Give again, word for word, the lines below that run from the line with "Rebuild this diagram" through the line with "($(willem.south)+(-2,0)$) -- ($(dirckje.north)+(-2,0)$);". Drop the pictures.

-- Source material start --

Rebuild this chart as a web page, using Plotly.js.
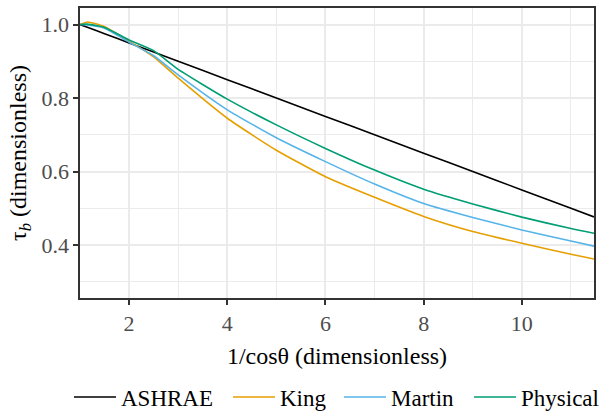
<!DOCTYPE html>
<html>
<head>
<meta charset="utf-8">
<script src="https://cdn.plot.ly/plotly-3.0.1.min.js"></script>
<style>
  html, body { margin: 0; padding: 0; background: #ffffff; }
  #chart { width: 599px; height: 412px; }
</style>
</head>
<body>
<div id="chart"></div>
<script>
// Air mass (1/cos of zenith angle) at which each model is evaluated
const airMass = [1, 1.15, 1.5, 2, 2.5, 3, 4, 5, 6, 7, 8, 9, 10, 11, 11.47];

// Beam transmittance for each model
const ashrae   = [1.000, 0.9925, 0.975, 0.950, 0.925, 0.900, 0.850, 0.800, 0.750, 0.700, 0.650, 0.600, 0.550, 0.500, 0.4765];
const king     = [1.000, 1.007, 0.994, 0.955, 0.912, 0.854, 0.745, 0.658, 0.586, 0.530, 0.478, 0.437, 0.405, 0.375, 0.362];
const martin   = [1.000, 0.999, 0.990, 0.952, 0.915, 0.863, 0.768, 0.692, 0.627, 0.566, 0.513, 0.475, 0.441, 0.411, 0.397];
const physical = [1.000, 1.001, 0.992, 0.958, 0.929, 0.878, 0.797, 0.727, 0.663, 0.604, 0.552, 0.512, 0.476, 0.445, 0.432];

const seriesNames  = ['ASHRAE', 'King', 'Martin', 'Physical'];
const seriesValues = [ashrae, king, martin, physical];
const seriesColors = ['#000000', '#E69F00', '#56B4E9', '#009E73'];

const xTicks = [2, 4, 6, 8, 10];
const yTicks = [0.4, 0.6, 0.8, 1.0];

const FONT = 'Liberation Serif, Times New Roman, serif';
const TICK_SIZE = 22;
const TEXT_SIZE = 24;
const KEY_SIZE = 23;

const W = 599, H = 412;

// One single-entry legend per series so the key row sits on one line
const legendIds = ['legend', 'legend2', 'legend3', 'legend4'];
const keyLeft = [69, 228, 339, 469];   // px, left edge of each key entry

const traces = seriesNames.map((name, i) => ({
  type: 'scatter',
  mode: 'lines',
  name: name,
  legend: legendIds[i],
  x: airMass,
  y: seriesValues[i],
  line: { color: seriesColors[i], width: 1.6, shape: 'spline', smoothing: 0.5 },
  hoverinfo: 'skip'
}));

const axisCommon = {
  showline: true,
  mirror: true,
  linecolor: '#333333',
  linewidth: 1.6,
  ticks: 'outside',
  ticklen: 5,
  tickwidth: 2,
  tickcolor: '#333333',
  showgrid: true,
  gridcolor: '#EBEBEB',
  gridwidth: 2,
  zeroline: false,
  tickfont: { family: FONT, size: TICK_SIZE, color: '#4D4D4D' }
};

const layout = {
  width: W,
  height: H,
  margin: { l: 80, r: 5, t: 8, b: 114, autoexpand: false },
  paper_bgcolor: '#ffffff',
  plot_bgcolor: '#ffffff',
  font: { family: FONT, size: TEXT_SIZE, color: '#000000' },
  showlegend: true,
  xaxis: Object.assign({}, axisCommon, {
    range: [1, 11.47],
    tickmode: 'array',
    tickvals: xTicks,
    ticktext: xTicks.map(String),
    minor: { dtick: 1, tick0: 1, showgrid: true, gridcolor: '#EBEBEB', gridwidth: 1, ticks: '' },
    title: { text: '1/cosθ (dimensionless)', font: { family: FONT, size: TEXT_SIZE, color: '#000000' }, standoff: 12 }
  }),
  yaxis: Object.assign({}, axisCommon, {
    range: [0.256, 1.045],
    tickmode: 'array',
    tickvals: yTicks,
    ticktext: yTicks.map(v => v.toFixed(1)),
    minor: { dtick: 0.1, tick0: 0, showgrid: true, gridcolor: '#EBEBEB', gridwidth: 1, ticks: '' },
    title: { text: 'τ<sub><i>b</i></sub> (dimensionless)', font: { family: FONT, size: TEXT_SIZE, color: '#000000' }, standoff: 8 }
  })
};

legendIds.forEach((id, i) => {
  layout[id] = {
    orientation: 'h',
    xref: 'container', yref: 'container',
    x: keyLeft[i] / W, xanchor: 'left',
    y: 1 - 397 / H, yanchor: 'middle',
    itemwidth: 42,
    font: { family: FONT, size: KEY_SIZE, color: '#000000' },
    bgcolor: 'rgba(0,0,0,0)'
  };
});

Plotly.newPlot('chart', traces, layout, { displayModeBar: false, staticPlot: true });
</script>
</body>
</html>
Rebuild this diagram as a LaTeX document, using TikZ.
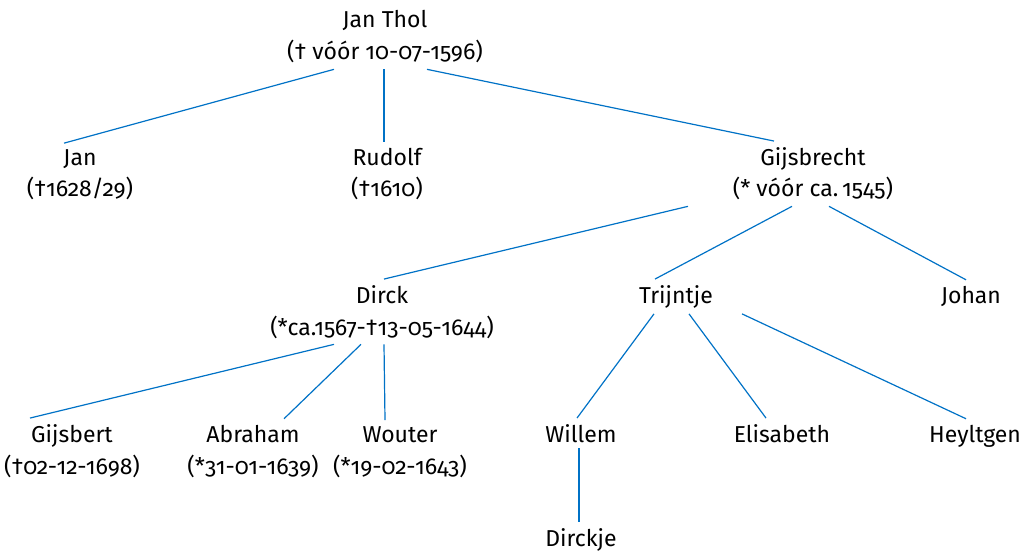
\documentclass[tikz,border=0pt]{standalone}
\usepackage{fontspec}
\setmainfont{Fira Sans}[Numbers=OldStyle]
\usepackage{tikz}
\usetikzlibrary{positioning,calc}

\definecolor{linkblue}{RGB}{0,114,198}

\tikzset{
  person/.style={align=center, inner sep=0pt, outer xsep=0pt, outer ysep=3pt,
    anchor=base, font=\fontsize{11.5}{16}\selectfont},
  link/.style={draw=linkblue, line width=0.6pt}
}

\begin{document}
\begin{tikzpicture}[x=0.5pt, y=-0.5pt]
\useasboundingbox (0,0) rectangle (1028,551);

% Generation 1 (base = last line)
\node[person] (jthol) at (385,60) {Jan Thol\\(† vóór 10-07-1596)};

% Generation 2
\node[person] (jan) at (80,197) {Jan\\(†1628/29)};
\node[person] (rudolf) at (387,197) {Rudolf\\(†1610)};
\node[person] (gijsbrecht) at (813,197) {Gijsbrecht\\(* vóór ca.\,1545)};

% Generation 3
\node[person] (dirck) at (382,335) {Dirck\\(*ca.1567-†13-05-1644)};
\node[person] (trijntje) at (676,303) {Trijntje};
\node[person] (johan) at (971,303) {Johan};

% Generation 4
\node[person] (gijsbert) at (72,474) {Gijsbert\\(†02-12-1698)};
\node[person] (abraham) at (253,474) {Abraham\\(*31-01-1639)};
\node[person] (wouter) at (400,474) {Wouter\\(*19-02-1643)};
\node[person] (willem) at (581,442) {Willem};
\node[person] (elisabeth) at (782,442) {Elisabeth};
\node[person] (heyltgen) at (975,442) {Heyltgen};

% Generation 5
\node[person] (dirckje) at (581,546) {Dirckje};

% Connections
\draw[link] ($(jthol.south)+(-51,0)$) -- ($(jan.north)+(-16,0)$);
\draw[link] ($(jthol.south)+(-1,0)$) -- ($(rudolf.north)+(-3,0)$);
\draw[link] ($(jthol.south)+(42,0)$) -- ($(gijsbrecht.north)+(-39,0)$);
\draw[link] ($(gijsbrecht.south)+(-125,0)$) -- ($(dirck.north)+(2,0)$);
\draw[link] ($(gijsbrecht.south)+(-21,0)$) -- ($(trijntje.north)+(-21,0)$);
\draw[link] ($(gijsbrecht.south)+(16,0)$) -- ($(johan.north)+(-5,0)$);
\draw[link] ($(dirck.south)+(-48,0)$) -- ($(gijsbert.north)+(-42,0)$);
\draw[link] ($(dirck.south)+(-21,0)$) -- ($(abraham.north)+(31,0)$);
\draw[link] ($(dirck.south)+(2,0)$) -- ($(wouter.north)+(-15,0)$);
\draw[link] ($(trijntje.south)+(-22,0)$) -- ($(willem.north)+(-4,0)$);
\draw[link] ($(trijntje.south)+(13,0)$) -- ($(elisabeth.north)+(-16,0)$);
\draw[link] ($(trijntje.south)+(66,0)$) -- ($(heyltgen.north)+(-9,0)$);
\draw[link] ($(willem.south)+(-2,0)$) -- ($(dirckje.north)+(-2,0)$);

\end{tikzpicture}
\end{document}
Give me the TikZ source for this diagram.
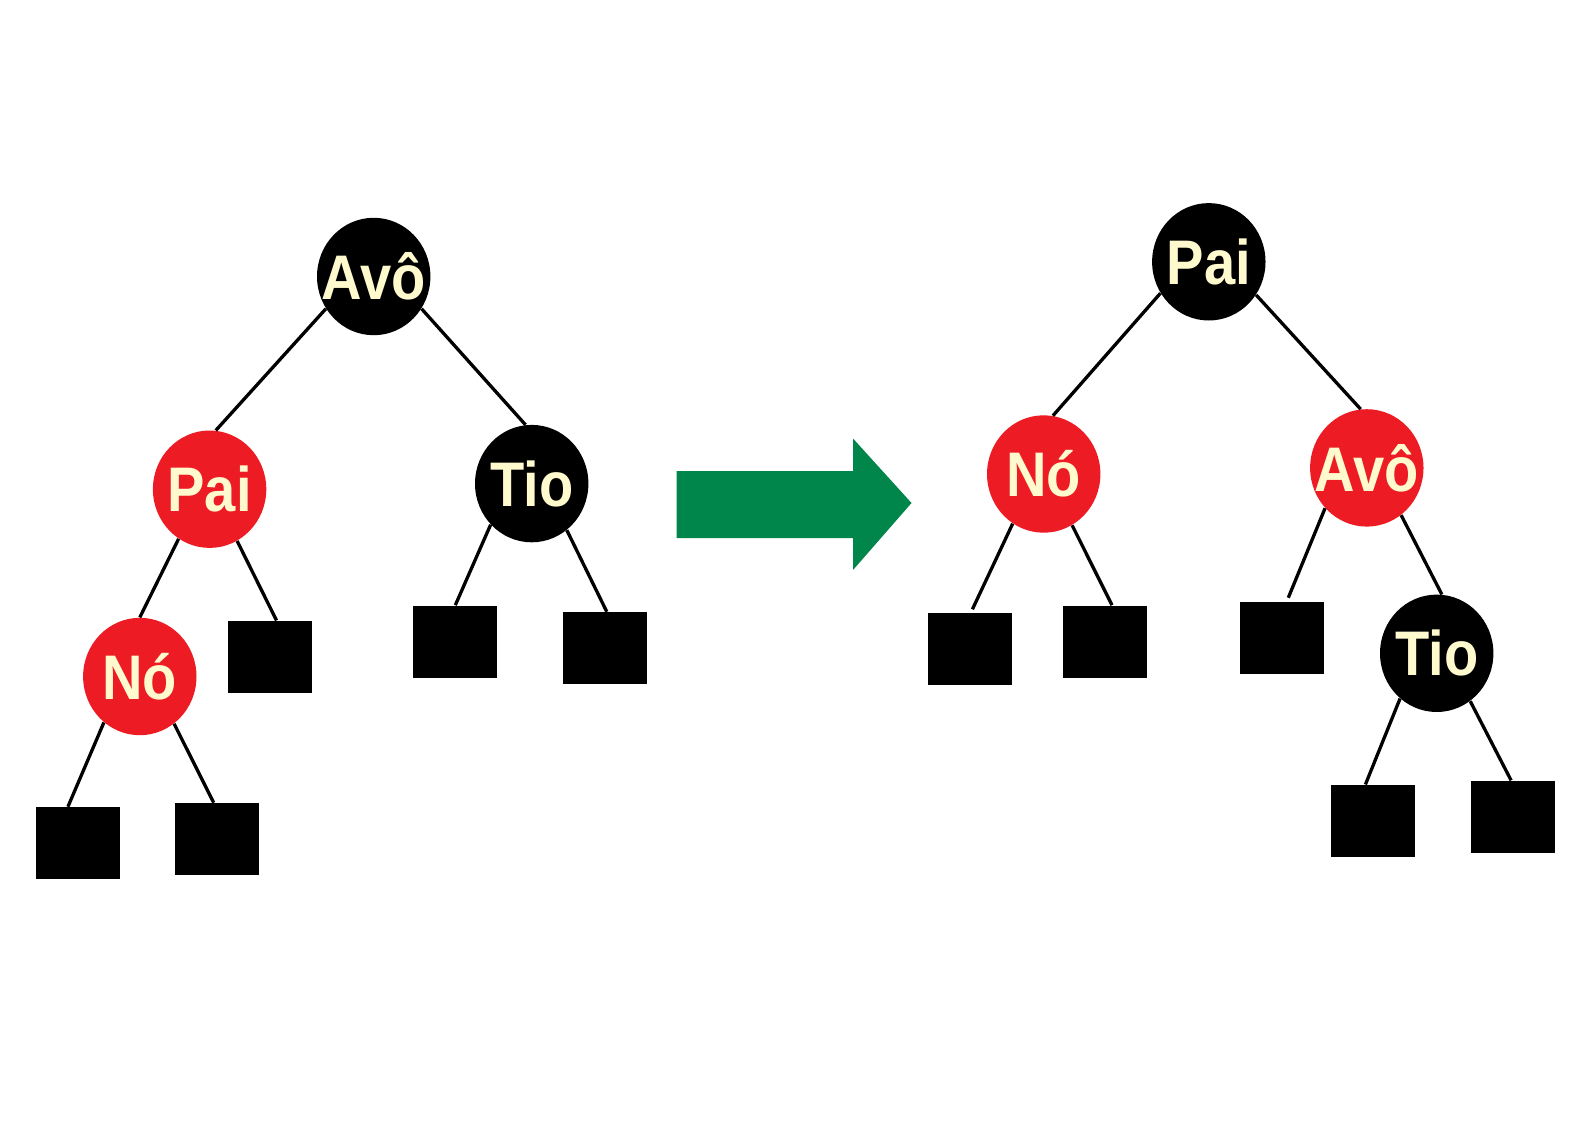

-- Source material end --

> _Correct response_
Rebuild this diagram as a LaTeX document, using TikZ.
\documentclass[tikz,border=0pt]{standalone}
\usepackage{fontspec}
\setmainfont{Fira Sans}[Numbers=OldStyle]
\usepackage{tikz}
\usetikzlibrary{positioning,calc}

\definecolor{linkblue}{RGB}{0,114,198}

\tikzset{
  person/.style={align=center, inner sep=0pt, outer xsep=0pt, outer ysep=3pt,
    anchor=base, font=\fontsize{11.5}{16}\selectfont},
  link/.style={draw=linkblue, line width=0.6pt}
}

\begin{document}
\begin{tikzpicture}[x=0.5pt, y=-0.5pt]
\useasboundingbox (0,0) rectangle (1028,551);

% Generation 1 (base = last line)
\node[person] (jthol) at (385,60) {Jan Thol\\(† vóór 10-07-1596)};

% Generation 2
\node[person] (jan) at (80,197) {Jan\\(†1628/29)};
\node[person] (rudolf) at (387,197) {Rudolf\\(†1610)};
\node[person] (gijsbrecht) at (813,197) {Gijsbrecht\\(* vóór ca.\,1545)};

% Generation 3
\node[person] (dirck) at (382,335) {Dirck\\(*ca.1567-†13-05-1644)};
\node[person] (trijntje) at (676,303) {Trijntje};
\node[person] (johan) at (971,303) {Johan};

% Generation 4
\node[person] (gijsbert) at (72,474) {Gijsbert\\(†02-12-1698)};
\node[person] (abraham) at (253,474) {Abraham\\(*31-01-1639)};
\node[person] (wouter) at (400,474) {Wouter\\(*19-02-1643)};
\node[person] (willem) at (581,442) {Willem};
\node[person] (elisabeth) at (782,442) {Elisabeth};
\node[person] (heyltgen) at (975,442) {Heyltgen};

% Generation 5
\node[person] (dirckje) at (581,546) {Dirckje};

% Connections
\draw[link] ($(jthol.south)+(-51,0)$) -- ($(jan.north)+(-16,0)$);
\draw[link] ($(jthol.south)+(-1,0)$) -- ($(rudolf.north)+(-3,0)$);
\draw[link] ($(jthol.south)+(42,0)$) -- ($(gijsbrecht.north)+(-39,0)$);
\draw[link] ($(gijsbrecht.south)+(-125,0)$) -- ($(dirck.north)+(2,0)$);
\draw[link] ($(gijsbrecht.south)+(-21,0)$) -- ($(trijntje.north)+(-21,0)$);
\draw[link] ($(gijsbrecht.south)+(16,0)$) -- ($(johan.north)+(-5,0)$);
\draw[link] ($(dirck.south)+(-48,0)$) -- ($(gijsbert.north)+(-42,0)$);
\draw[link] ($(dirck.south)+(-21,0)$) -- ($(abraham.north)+(31,0)$);
\draw[link] ($(dirck.south)+(2,0)$) -- ($(wouter.north)+(-15,0)$);
\draw[link] ($(trijntje.south)+(-22,0)$) -- ($(willem.north)+(-4,0)$);
\draw[link] ($(trijntje.south)+(13,0)$) -- ($(elisabeth.north)+(-16,0)$);
\draw[link] ($(trijntje.south)+(66,0)$) -- ($(heyltgen.north)+(-9,0)$);
\draw[link] ($(willem.south)+(-2,0)$) -- ($(dirckje.north)+(-2,0)$);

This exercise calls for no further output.